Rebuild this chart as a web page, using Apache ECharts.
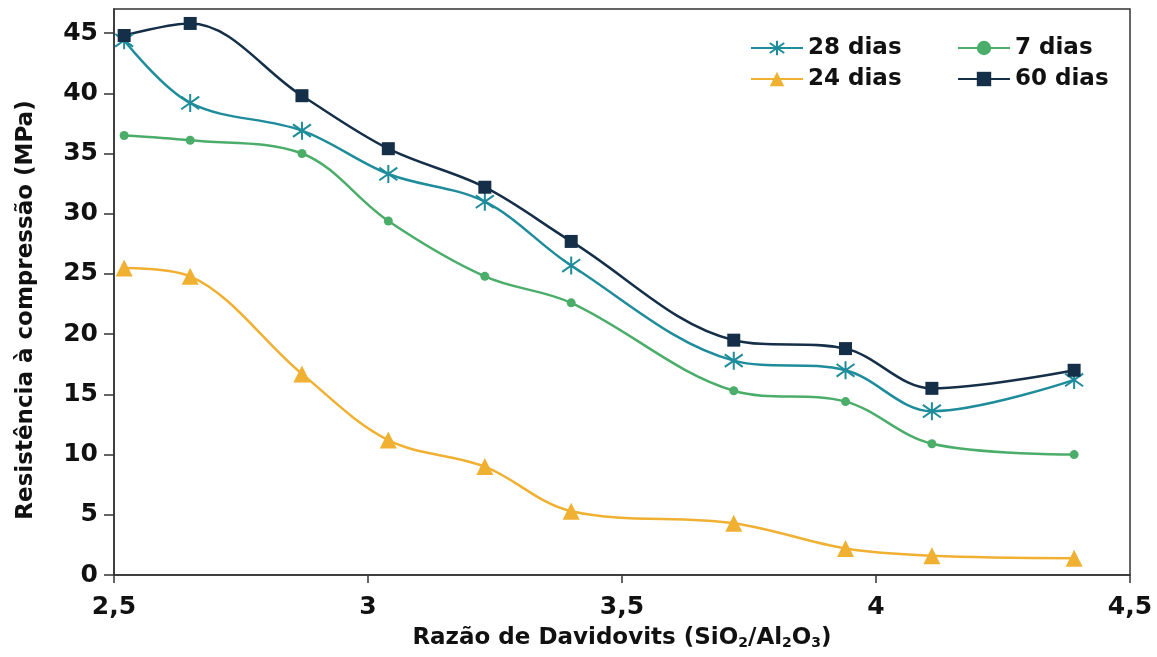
<!DOCTYPE html>
<html>
<head>
<meta charset="utf-8">
<script src="https://cdn.jsdelivr.net/npm/echarts@6/dist/echarts.min.js"></script>
<style>
html,body{margin:0;padding:0;background:#fff;}
#c{width:1157px;height:657px;}
</style>
</head>
<body>
<div id="c"></div>
<script>
const ratios = [2.52, 2.65, 2.87, 3.04, 3.23, 3.40, 3.72, 3.94, 4.11, 4.39];
const dias28 = [44.4, 39.2, 36.9, 33.3, 31.0, 25.7, 17.8, 17.0, 13.6, 16.2];
const dias7  = [36.5, 36.1, 35.0, 29.4, 24.8, 22.6, 15.3, 14.4, 10.9, 10.0];
const dias24 = [25.5, 24.8, 16.7, 11.2, 9.0, 5.3, 4.3, 2.2, 1.6, 1.4];
const dias60 = [44.8, 45.8, 39.8, 35.4, 32.2, 27.7, 19.5, 18.8, 15.5, 17.0];
const yTicks = [0, 5, 10, 15, 20, 25, 30, 35, 40, 45];
const xTicks = [2.5, 3, 3.5, 4, 4.5];

const pair = arr => ratios.map((x, i) => [x, arr[i]]);
const C28 = '#1e8c9b', C7 = '#4bad6a', C24 = '#f0b032', C60 = '#152f48';
const FONT = "'DejaVu Sans', 'Liberation Sans', sans-serif";
const starPath = 'path://M-7,-7L7,7M-7,7L7,-7M0,-10L0,10';

const chart = echarts.init(document.getElementById('c'), null, {renderer: 'canvas'});
const mkSeries = (name, data, color, symbol, size, extra) => Object.assign({
  name, type: 'line', data: pair(data), smooth: 0.35,
  symbol, symbolSize: size,
  lineStyle: {color, width: 2.5},
  itemStyle: {color},
  z: 3
}, extra || {});

const legendText = {fontSize: 23, lineHeight: 24, fontWeight: 'bold', color: '#111', fontFamily: FONT};

chart.setOption({
  animation: false,
  backgroundColor: '#fff',
  grid: {left: 114, right: 27, top: 9, bottom: 82, show: true, borderColor: '#333', borderWidth: 1.5},
  legend: [
    {data: ['28 dias', '24 dias'], orient: 'vertical', left: 745, top: 31, itemWidth: 52, itemHeight: 18, itemGap: 7,
     textStyle: legendText},
    {data: ['7 dias', '60 dias'], orient: 'vertical', left: 952, top: 31, itemWidth: 52, itemHeight: 18, itemGap: 7,
     textStyle: legendText}
  ],
  xAxis: {
    type: 'value', min: 2.5, max: 4.5, interval: 0.5,
    name: 'Razão de Davidovits (SiO{s|2}/Al{s|2}O{s|3})',
    nameLocation: 'middle', nameGap: 51,
    nameTextStyle: {fontSize: 23, fontWeight: 'bold', color: '#111', fontFamily: FONT,
      rich: {s: {fontSize: 14, fontWeight: 'bold', color: '#111', fontFamily: FONT, verticalAlign: 'bottom', padding: [10, 0, 0, 0]}}},
    axisLine: {lineStyle: {color: '#333', width: 1.5}},
    axisTick: {show: true, inside: false, length: 8, lineStyle: {color: '#333', width: 1.5}},
    axisLabel: {margin: 20, fontSize: 25, fontWeight: 'bold', color: '#111', fontFamily: FONT,
      customValues: xTicks, formatter: v => String(v).replace('.', ',')},
    splitLine: {show: false}
  },
  yAxis: {
    type: 'value', min: 0, max: 47,
    name: 'Resistência à compressão (MPa)',
    nameLocation: 'middle', nameGap: 76,
    nameTextStyle: {fontSize: 23, fontWeight: 'bold', color: '#111', fontFamily: FONT, padding: [0, 36, 0, 0]},
    axisLine: {show: true, lineStyle: {color: '#333', width: 1.5}},
    axisTick: {show: true, inside: false, length: 10, customValues: yTicks, lineStyle: {color: '#333', width: 1.5}},
    axisLabel: {margin: 16, fontSize: 25, fontWeight: 'bold', color: '#111', fontFamily: FONT,
      customValues: yTicks},
    splitLine: {show: false}
  },
  series: [
    mkSeries('24 dias', dias24, C24, 'triangle', 17),
    mkSeries('7 dias', dias7, C7, 'circle', 9),
    mkSeries('28 dias', dias28, C28, starPath, 18, {itemStyle: {color: 'none', borderColor: C28, borderWidth: 2}}),
    mkSeries('60 dias', dias60, C60, 'rect', 13)
  ]
});
</script>
</body>
</html>
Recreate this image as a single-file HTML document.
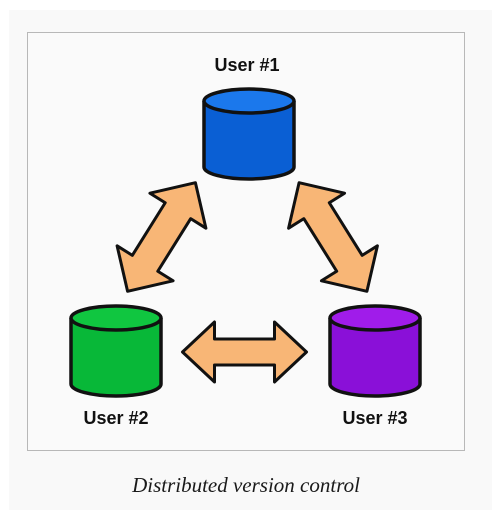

____

SET PROBLEM -
Please reproduce, word for word, every line from the first line of the records above through the line containing "const xTicks = [2.5, 3, 3.5, 4, 4.5];", and leave out the pictures.

RESULT OF THE EXERCISE -
Rebuild this chart as a web page, using Apache ECharts.
<!DOCTYPE html>
<html>
<head>
<meta charset="utf-8">
<script src="https://cdn.jsdelivr.net/npm/echarts@6/dist/echarts.min.js"></script>
<style>
html,body{margin:0;padding:0;background:#fff;}
#c{width:1157px;height:657px;}
</style>
</head>
<body>
<div id="c"></div>
<script>
const ratios = [2.52, 2.65, 2.87, 3.04, 3.23, 3.40, 3.72, 3.94, 4.11, 4.39];
const dias28 = [44.4, 39.2, 36.9, 33.3, 31.0, 25.7, 17.8, 17.0, 13.6, 16.2];
const dias7  = [36.5, 36.1, 35.0, 29.4, 24.8, 22.6, 15.3, 14.4, 10.9, 10.0];
const dias24 = [25.5, 24.8, 16.7, 11.2, 9.0, 5.3, 4.3, 2.2, 1.6, 1.4];
const dias60 = [44.8, 45.8, 39.8, 35.4, 32.2, 27.7, 19.5, 18.8, 15.5, 17.0];
const yTicks = [0, 5, 10, 15, 20, 25, 30, 35, 40, 45];
const xTicks = [2.5, 3, 3.5, 4, 4.5];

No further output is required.